Organisations working on the natural environment have written to UK Prime Minister Boris Johnson and Secretary of State for Business, Energy and Industrial Strategy Alok Sharma seeking changes to the planning and consenting regime for offshore wind projects
The 13 November 2020 letter to the Prime Minister expresses concern that ambitious goals for UK offshore wind capacity could lead to damage to the marine environment and to protected habitats. Concern has long been expressed about the effects of large-scale offshore wind projects by bodies such as the Royal Society for the Protection of Birds (RSPB), particularly about the effects of some UK Round 3 projects.
It was submitted to Boris Johnson shortly before the launch of the Coalition for Offshore Energy and Nature, a partnership between leading environmental NGOs, transmission system operators and the wind industry. The coalition’s stated aim is to ensure that Europe can deliver plans to massively expand offshore wind capacity while preserving nature and marine ecosystems.
The signatories to the letter told the Prime Minister, “We support your ambition for large-scale expansion of offshore renewable energy generation but – in the context of a climate and nature emergency – it is vital this does not happen at the expense of our marine environment.”
Climate and nature “must be prioritised” in future use and planning of the North Sea and our marine habitats, the letter states.
The environmental organisations believe the planning and consenting regime for offshore wind and other marine activities “is not fit for purpose” and say it fails to take a strategic view of how energy infrastructure, fisheries and other marine activities can be accommodated in a way that enables ecosystems to recover.
“As our seas become more crowded with turbines… and other development, this approach will become completely unsustainable,” said the authors of the letter.
“Without reform, species extinction is a real risk if we do not adopt an approach to planning, consenting and grid development that prioritises zero-carbon power and nature recovery over other uses of the sea.
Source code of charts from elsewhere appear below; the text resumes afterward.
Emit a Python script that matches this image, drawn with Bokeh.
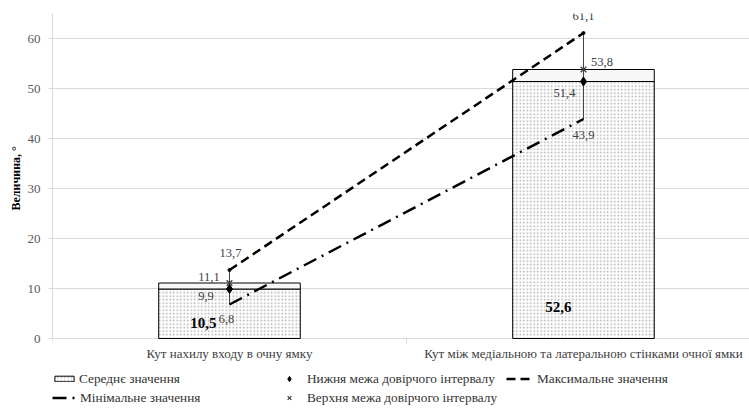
from bokeh.plotting import figure
from bokeh.models import (ColumnDataSource, FixedTicker, Legend, LegendItem,
                          LabelSet, Range1d, Title)
from bokeh.embed import file_html
from bokeh.resources import INLINE

# ---------------- data ----------------
categories = ["Кут нахилу входу в очну ямку",
              "Кут між медіальною та латеральною стінками очної ямки"]
mean_values = [10.5, 52.6]
ci_lower = [9.9, 51.4]
ci_upper = [11.1, 53.8]
min_values = [6.8, 43.9]
max_values = [13.7, 61.1]
y_ticks = [0, 10, 20, 30, 40, 50, 60]

series_names = {
    "mean": "Середнє значення",
    "lower": "Нижня межа довірчого інтервалу",
    "max": "Максимальне значення",
    "min": "Мінімальне значення",
    "upper": "Верхня межа довірчого інтервалу",
}
y_title = "Величина, °"


def fmt(v):
    return f"{v:.1f}".replace(".", ",")


FONT = "Liberation Serif"
GRID = "#d9d9d9"
Y_TOP = 65
Y_BOTTOM = -14.2   # room below the zero line for category labels and legend

xs = [i + 0.5 for i in range(len(categories))]
bounds = list(range(len(categories) + 1))

src = ColumnDataSource(dict(x=xs, lo=ci_lower, hi=ci_upper,
                            mn=min_values, mx=max_values, mean=mean_values))

p = figure(width=749, height=409, output_backend="svg", toolbar_location=None,
           x_range=Range1d(0, 1.969), y_range=Range1d(Y_BOTTOM, Y_TOP),
           min_border_left=52, min_border_right=0, min_border_top=13,
           min_border_bottom=0)
p.outline_line_color = None
p.background_fill_color = "white"
p.border_fill_color = "white"

# grid
p.xgrid.grid_line_color = None
p.ygrid.grid_line_color = GRID
p.ygrid.grid_line_width = 1
p.ygrid.ticker = FixedTicker(ticks=y_ticks)

# y axis
p.yaxis.ticker = FixedTicker(ticks=y_ticks)
p.yaxis.bounds = (0, Y_TOP)
p.yaxis.axis_line_color = GRID
p.yaxis.major_tick_line_color = GRID
p.yaxis.major_tick_out = 4
p.yaxis.major_tick_in = 0
p.yaxis.minor_tick_line_color = None
p.yaxis.major_label_text_font = FONT
p.yaxis.major_label_text_font_size = "13px"
p.yaxis.major_label_text_color = "#595959"
p.yaxis.major_label_standoff = 8

# vertical axis title, centred on the 0..65 part of the axis
p.add_layout(Title(text=y_title, align="left", offset=199, standoff=4,
                   text_font=FONT, text_font_style="bold",
                   text_font_size="12px", text_color="#000000"), "left")

p.xaxis.visible = False

# category boundary tick marks below the zero line
p.segment(x0=bounds, y0=[0] * len(bounds), x1=bounds, y1=[-1] * len(bounds),
          line_color=GRID, line_width=1)

# category labels
cat_src = ColumnDataSource(dict(x=xs, y=[0] * len(xs), t=categories))
p.add_layout(LabelSet(x="x", y="y", text="t", source=cat_src,
                      y_offset=-15, text_align="center",
                      text_baseline="middle", text_font=FONT,
                      text_font_size="13px", text_color="#404040"))

# bars: dotted part up to lower CI, light part between CI bounds
r_bar = p.vbar(x="x", bottom=0, top="lo", width=0.4, source=src,
               fill_color="white", line_color="#000000", line_width=1,
               hatch_pattern="dot", hatch_color="#ababab", hatch_scale=3.5,
               hatch_weight=1)
p.vbar(x="x", bottom="lo", top="hi", width=0.4, source=src,
       fill_color="#f7f7f7", line_color="#000000", line_width=1)

# high-low lines
p.segment(x0="x", y0="mn", x1="x", y1="mx", source=src,
          line_color="#404040", line_width=1)

# max / min lines
r_max = p.line("x", "mx", source=src, line_color="black", line_width=2.5,
               line_dash="9 5")
r_min = p.line("x", "mn", source=src, line_color="black", line_width=2.5,
               line_dash="14 6 2 6")
p.scatter("x", "mx", source=src, marker="circle", size=3, color="black")

# CI markers
r_lo = p.scatter("x", "lo", source=src, marker="diamond", size=9,
                 color="black")
r_hi = p.scatter("x", "hi", source=src, marker="x", size=8,
                 line_color="#404040", line_width=1.3)

# data labels (offsets in screen px, one pair per category)
label_layout = [
    (max_values, [(1, 16.7), (0, 17)]),
    (ci_upper, [(-20.5, 5.7), (18.5, 7.7)]),
    (ci_lower, [(-23.5, -6.8), (-19, -11.3)]),
    (min_values, [(-3, -14.8), (0, -16)]),
]
lx, ly, lt, ldx, ldy = [], [], [], [], []
for vals, offs in label_layout:
    for x, v, (dx, dy) in zip(xs, vals, offs):
        lx.append(x)
        ly.append(v)
        lt.append(fmt(v))
        ldx.append(dx)
        ldy.append(dy)
lab_src = ColumnDataSource(dict(x=lx, y=ly, t=lt, dx=ldx, dy=ldy))
p.add_layout(LabelSet(x="x", y="y", text="t", source=lab_src,
                      x_offset="dx", y_offset="dy",
                      text_align="center", text_baseline="middle",
                      text_font=FONT, text_font_size="12.5px",
                      text_color="#404040"))

mean_offsets = [(-26, 16), (-25, 32)]
mean_src = ColumnDataSource(dict(
    x=xs, y=[0] * len(xs), t=[fmt(v) for v in mean_values],
    dx=[o[0] for o in mean_offsets], dy=[o[1] for o in mean_offsets]))
p.add_layout(LabelSet(x="x", y="y", text="t", source=mean_src,
                      x_offset="dx", y_offset="dy",
                      text_align="center", text_baseline="middle",
                      text_font=FONT, text_font_size="15px",
                      text_font_style="bold", text_color="#000000"))


# legends (one per entry, placed in the area below the zero line)
def add_legend(label, renderer, loc, glyph_w, glyph_h, standoff):
    lg = Legend(items=[LegendItem(label=label, renderers=[renderer])],
                location=loc, glyph_width=glyph_w, glyph_height=glyph_h,
                label_height=13, label_standoff=standoff, padding=0,
                margin=0, spacing=0, border_line_color=None,
                background_fill_alpha=0, label_text_font=FONT,
                label_text_font_size="13.3px", label_text_color="#333333")
    p.add_layout(lg, "center")


add_legend(series_names["mean"], r_bar, (0, 22.5), 24, 7, 3)
add_legend(series_names["min"], r_min, (0, 3.5), 24, 13, 4)
add_legend(series_names["lower"], r_lo, (230, 22.5), 14, 13, 11)
add_legend(series_names["upper"], r_hi, (230, 3.5), 14, 13, 11)
add_legend(series_names["max"], r_max, (454, 22.5), 24, 13, 7)

open("out.html", "w").write(file_html(p, INLINE))
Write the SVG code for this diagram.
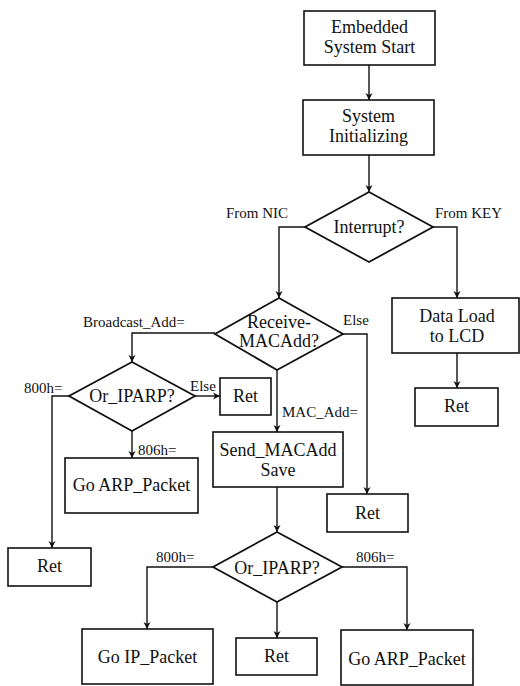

“To meet carbon budgets and support healthy and wildlife-rich seas, the marine planning system must be overhauled to operate at a strategic level, rather than on a project-by-project basis.”
The environmental groups said offshore wind infrastructure “can be designed sensitively for nature” if a transparent system of strategic and spatial planning for windfarms and grid infrastructure is put in place.
“Each new development must be planned in the light of better mapping and data about the habitats affected and the cumulative effects of multiple activities,” they argue.
“Alongside energy development, a more strategic approach is needed for mitigation, compensation and recovery, so that where damage to the natural environment does take place, the right measures are designed to support ecosystem restoration.
“This should include making space for nature-based solutions that focus on tackling both the climate and the nature crises.
“We will not pretend that trade-offs can be avoided… Fully or highly protected marine protected areas across at least 30% of the sea will be needed to help set our seas on a path to recovery, and must be accompanied by better monitoring, regulation and enforcement.
“These changes could support a triple win of a world-leading marine renewables industry, increased blue carbon storage and recovery of marine species and habitats.
“This is an issue that countries are grappling with across Europe and around the world and – to be a genuine leader in offshore wind and marine management – the UK must prove that we can have clean power and thriving marine ecosystems."
The letter was signed by 18 leading environmental and wildlife bodies including The Wildlife Trusts; RSPB; Greenpeace UK; the Marine Conservation Society; WWT; Friends of the Earth; and Wildlife and Countryside Link.